◆ **INSTRUCTIONS TO FOLLOW**: Write out, word for word, every line from the first one through the line that holds "Arial, Helvetica, sans-serif';", and nothing else; skip the pictures.

----------------

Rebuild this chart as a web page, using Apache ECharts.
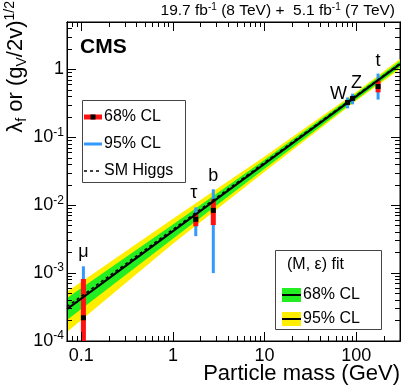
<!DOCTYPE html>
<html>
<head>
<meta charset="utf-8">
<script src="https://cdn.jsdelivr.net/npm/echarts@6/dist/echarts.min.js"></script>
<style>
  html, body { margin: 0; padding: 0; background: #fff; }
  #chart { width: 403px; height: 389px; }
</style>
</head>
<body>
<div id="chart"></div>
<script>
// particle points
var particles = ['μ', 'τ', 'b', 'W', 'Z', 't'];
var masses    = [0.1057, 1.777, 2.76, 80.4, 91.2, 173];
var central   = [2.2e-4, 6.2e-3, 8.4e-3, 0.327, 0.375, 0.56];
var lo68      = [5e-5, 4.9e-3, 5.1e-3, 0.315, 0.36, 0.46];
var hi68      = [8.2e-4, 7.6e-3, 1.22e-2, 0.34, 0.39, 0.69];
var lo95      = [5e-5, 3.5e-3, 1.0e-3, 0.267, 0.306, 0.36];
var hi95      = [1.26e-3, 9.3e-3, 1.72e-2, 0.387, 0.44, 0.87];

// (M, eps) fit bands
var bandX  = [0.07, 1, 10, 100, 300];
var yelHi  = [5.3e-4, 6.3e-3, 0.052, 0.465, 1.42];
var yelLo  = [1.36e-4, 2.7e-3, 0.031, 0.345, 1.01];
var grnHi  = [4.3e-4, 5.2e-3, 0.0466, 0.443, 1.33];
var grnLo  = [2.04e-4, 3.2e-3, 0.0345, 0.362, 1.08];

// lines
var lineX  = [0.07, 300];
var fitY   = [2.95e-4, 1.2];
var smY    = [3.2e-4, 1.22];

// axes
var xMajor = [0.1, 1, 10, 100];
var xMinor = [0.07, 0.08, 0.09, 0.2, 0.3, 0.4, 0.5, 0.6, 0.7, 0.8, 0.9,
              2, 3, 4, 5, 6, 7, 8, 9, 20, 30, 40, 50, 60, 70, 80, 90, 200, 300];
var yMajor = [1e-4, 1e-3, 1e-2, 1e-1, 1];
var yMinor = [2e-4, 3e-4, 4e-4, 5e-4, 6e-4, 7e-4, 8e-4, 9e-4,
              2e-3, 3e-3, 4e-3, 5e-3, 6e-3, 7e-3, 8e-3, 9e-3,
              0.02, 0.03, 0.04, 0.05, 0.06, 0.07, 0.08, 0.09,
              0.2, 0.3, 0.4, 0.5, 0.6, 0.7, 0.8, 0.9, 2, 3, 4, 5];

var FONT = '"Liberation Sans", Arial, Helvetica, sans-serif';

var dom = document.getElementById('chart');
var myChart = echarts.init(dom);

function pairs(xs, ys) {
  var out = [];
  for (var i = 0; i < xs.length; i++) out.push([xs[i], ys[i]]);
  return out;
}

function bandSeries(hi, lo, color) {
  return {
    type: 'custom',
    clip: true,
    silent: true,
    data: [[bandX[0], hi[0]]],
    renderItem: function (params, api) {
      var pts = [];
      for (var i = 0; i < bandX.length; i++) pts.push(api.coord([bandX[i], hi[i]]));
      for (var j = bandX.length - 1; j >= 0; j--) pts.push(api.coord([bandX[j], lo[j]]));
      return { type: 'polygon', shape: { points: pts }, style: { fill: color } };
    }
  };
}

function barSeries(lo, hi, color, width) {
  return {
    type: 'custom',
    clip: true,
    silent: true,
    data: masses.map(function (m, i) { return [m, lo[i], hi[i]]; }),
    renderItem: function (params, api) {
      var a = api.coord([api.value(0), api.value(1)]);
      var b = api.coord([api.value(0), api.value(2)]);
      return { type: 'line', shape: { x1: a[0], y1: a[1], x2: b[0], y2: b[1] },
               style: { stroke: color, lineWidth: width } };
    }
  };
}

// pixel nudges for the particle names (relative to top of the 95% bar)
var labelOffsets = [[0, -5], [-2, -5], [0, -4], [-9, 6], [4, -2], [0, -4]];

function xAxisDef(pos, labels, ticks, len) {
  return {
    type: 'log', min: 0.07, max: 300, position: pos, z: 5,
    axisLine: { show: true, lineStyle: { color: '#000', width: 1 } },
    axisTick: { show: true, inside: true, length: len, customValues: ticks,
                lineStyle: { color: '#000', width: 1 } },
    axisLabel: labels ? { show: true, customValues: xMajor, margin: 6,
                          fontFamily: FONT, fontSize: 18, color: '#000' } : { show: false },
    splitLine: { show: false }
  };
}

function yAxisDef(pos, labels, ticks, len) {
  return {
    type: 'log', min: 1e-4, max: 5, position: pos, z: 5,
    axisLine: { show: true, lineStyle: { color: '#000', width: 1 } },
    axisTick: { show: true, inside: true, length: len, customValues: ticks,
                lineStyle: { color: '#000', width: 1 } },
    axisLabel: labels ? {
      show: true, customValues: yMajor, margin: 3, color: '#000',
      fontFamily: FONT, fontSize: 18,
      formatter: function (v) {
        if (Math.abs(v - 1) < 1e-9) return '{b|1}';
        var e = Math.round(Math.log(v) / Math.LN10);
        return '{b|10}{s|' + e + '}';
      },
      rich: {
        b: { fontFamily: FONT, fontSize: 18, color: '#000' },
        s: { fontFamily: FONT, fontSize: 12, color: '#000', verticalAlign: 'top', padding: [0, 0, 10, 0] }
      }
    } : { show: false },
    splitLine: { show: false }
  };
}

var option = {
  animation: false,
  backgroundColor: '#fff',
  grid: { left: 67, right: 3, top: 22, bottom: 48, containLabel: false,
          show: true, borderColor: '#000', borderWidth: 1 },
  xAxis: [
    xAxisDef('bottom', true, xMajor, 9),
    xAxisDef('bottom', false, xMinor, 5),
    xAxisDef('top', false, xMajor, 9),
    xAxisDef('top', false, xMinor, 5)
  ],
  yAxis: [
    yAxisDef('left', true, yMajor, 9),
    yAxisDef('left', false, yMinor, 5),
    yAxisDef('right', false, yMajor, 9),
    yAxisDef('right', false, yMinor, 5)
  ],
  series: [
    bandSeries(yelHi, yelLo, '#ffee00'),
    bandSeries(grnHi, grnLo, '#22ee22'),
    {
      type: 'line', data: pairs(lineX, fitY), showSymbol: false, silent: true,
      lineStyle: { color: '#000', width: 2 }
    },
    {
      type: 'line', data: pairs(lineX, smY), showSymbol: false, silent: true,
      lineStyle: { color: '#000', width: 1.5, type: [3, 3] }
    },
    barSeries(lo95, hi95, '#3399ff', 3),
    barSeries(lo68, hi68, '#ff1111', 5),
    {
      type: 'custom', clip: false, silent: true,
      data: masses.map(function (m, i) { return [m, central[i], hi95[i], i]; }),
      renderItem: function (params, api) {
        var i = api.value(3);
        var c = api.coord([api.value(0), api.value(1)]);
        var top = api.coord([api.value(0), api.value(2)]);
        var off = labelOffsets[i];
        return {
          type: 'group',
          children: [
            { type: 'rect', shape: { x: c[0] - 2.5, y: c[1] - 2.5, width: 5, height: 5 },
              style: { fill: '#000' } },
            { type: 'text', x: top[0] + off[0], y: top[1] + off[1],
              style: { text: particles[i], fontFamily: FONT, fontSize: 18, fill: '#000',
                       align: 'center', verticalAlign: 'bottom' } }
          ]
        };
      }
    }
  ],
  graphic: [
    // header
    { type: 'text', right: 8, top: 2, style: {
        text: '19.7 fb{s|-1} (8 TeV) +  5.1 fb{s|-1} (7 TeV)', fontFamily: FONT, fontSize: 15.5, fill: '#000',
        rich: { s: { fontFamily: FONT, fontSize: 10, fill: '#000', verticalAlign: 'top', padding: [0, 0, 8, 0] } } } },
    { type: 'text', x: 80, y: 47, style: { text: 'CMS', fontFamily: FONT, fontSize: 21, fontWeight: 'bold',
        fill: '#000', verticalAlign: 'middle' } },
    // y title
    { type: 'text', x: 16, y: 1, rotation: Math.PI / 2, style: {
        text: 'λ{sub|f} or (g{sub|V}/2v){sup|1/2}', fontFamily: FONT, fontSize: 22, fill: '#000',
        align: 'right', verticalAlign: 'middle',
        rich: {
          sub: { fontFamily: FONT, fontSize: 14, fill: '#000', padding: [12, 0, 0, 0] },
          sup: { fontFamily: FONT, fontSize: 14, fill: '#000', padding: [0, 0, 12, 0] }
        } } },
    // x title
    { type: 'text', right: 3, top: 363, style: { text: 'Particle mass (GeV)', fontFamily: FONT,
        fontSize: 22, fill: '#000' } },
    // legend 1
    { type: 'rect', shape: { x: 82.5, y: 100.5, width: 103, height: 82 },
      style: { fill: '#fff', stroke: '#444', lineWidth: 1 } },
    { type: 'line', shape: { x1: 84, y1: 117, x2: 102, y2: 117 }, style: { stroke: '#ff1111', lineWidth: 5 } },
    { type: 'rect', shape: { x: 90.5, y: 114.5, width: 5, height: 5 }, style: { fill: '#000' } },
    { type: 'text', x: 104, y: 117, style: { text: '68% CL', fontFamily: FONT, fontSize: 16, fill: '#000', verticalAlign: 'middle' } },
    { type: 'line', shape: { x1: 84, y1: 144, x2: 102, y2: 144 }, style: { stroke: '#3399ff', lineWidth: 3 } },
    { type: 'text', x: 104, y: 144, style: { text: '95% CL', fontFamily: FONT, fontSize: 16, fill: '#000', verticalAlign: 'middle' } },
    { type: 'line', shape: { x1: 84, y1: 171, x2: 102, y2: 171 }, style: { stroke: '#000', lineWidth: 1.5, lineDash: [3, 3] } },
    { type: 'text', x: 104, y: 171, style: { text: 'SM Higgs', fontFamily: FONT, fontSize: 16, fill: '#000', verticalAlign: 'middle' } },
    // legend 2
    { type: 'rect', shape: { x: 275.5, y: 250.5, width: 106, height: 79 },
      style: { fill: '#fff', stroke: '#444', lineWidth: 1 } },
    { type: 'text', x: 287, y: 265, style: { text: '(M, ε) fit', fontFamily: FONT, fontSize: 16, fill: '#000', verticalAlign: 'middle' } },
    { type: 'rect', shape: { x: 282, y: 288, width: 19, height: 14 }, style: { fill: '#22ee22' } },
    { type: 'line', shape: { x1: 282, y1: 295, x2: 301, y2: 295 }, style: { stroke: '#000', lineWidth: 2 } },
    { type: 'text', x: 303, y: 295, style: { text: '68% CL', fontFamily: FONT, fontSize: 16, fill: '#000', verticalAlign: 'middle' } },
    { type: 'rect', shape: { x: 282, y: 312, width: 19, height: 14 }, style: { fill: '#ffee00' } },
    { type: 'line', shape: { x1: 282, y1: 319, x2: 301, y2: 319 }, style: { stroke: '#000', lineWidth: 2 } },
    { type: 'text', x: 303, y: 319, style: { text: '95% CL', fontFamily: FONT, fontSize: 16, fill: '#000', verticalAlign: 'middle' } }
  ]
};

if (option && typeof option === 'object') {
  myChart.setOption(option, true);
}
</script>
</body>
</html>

----------------

◆ **EXERCISE OUTPUT**:
Rebuild this chart as a web page, using Apache ECharts.
<!DOCTYPE html>
<html>
<head>
<meta charset="utf-8">
<script src="https://cdn.jsdelivr.net/npm/echarts@6/dist/echarts.min.js"></script>
<style>
  html, body { margin: 0; padding: 0; background: #fff; }
  #chart { width: 403px; height: 389px; }
</style>
</head>
<body>
<div id="chart"></div>
<script>
// particle points
var particles = ['μ', 'τ', 'b', 'W', 'Z', 't'];
var masses    = [0.1057, 1.777, 2.76, 80.4, 91.2, 173];
var central   = [2.2e-4, 6.2e-3, 8.4e-3, 0.327, 0.375, 0.56];
var lo68      = [5e-5, 4.9e-3, 5.1e-3, 0.315, 0.36, 0.46];
var hi68      = [8.2e-4, 7.6e-3, 1.22e-2, 0.34, 0.39, 0.69];
var lo95      = [5e-5, 3.5e-3, 1.0e-3, 0.267, 0.306, 0.36];
var hi95      = [1.26e-3, 9.3e-3, 1.72e-2, 0.387, 0.44, 0.87];

// (M, eps) fit bands
var bandX  = [0.07, 1, 10, 100, 300];
var yelHi  = [5.3e-4, 6.3e-3, 0.052, 0.465, 1.42];
var yelLo  = [1.36e-4, 2.7e-3, 0.031, 0.345, 1.01];
var grnHi  = [4.3e-4, 5.2e-3, 0.0466, 0.443, 1.33];
var grnLo  = [2.04e-4, 3.2e-3, 0.0345, 0.362, 1.08];

// lines
var lineX  = [0.07, 300];
var fitY   = [2.95e-4, 1.2];
var smY    = [3.2e-4, 1.22];

// axes
var xMajor = [0.1, 1, 10, 100];
var xMinor = [0.07, 0.08, 0.09, 0.2, 0.3, 0.4, 0.5, 0.6, 0.7, 0.8, 0.9,
              2, 3, 4, 5, 6, 7, 8, 9, 20, 30, 40, 50, 60, 70, 80, 90, 200, 300];
var yMajor = [1e-4, 1e-3, 1e-2, 1e-1, 1];
var yMinor = [2e-4, 3e-4, 4e-4, 5e-4, 6e-4, 7e-4, 8e-4, 9e-4,
              2e-3, 3e-3, 4e-3, 5e-3, 6e-3, 7e-3, 8e-3, 9e-3,
              0.02, 0.03, 0.04, 0.05, 0.06, 0.07, 0.08, 0.09,
              0.2, 0.3, 0.4, 0.5, 0.6, 0.7, 0.8, 0.9, 2, 3, 4, 5];

var FONT = '"Liberation Sans", Arial, Helvetica, sans-serif';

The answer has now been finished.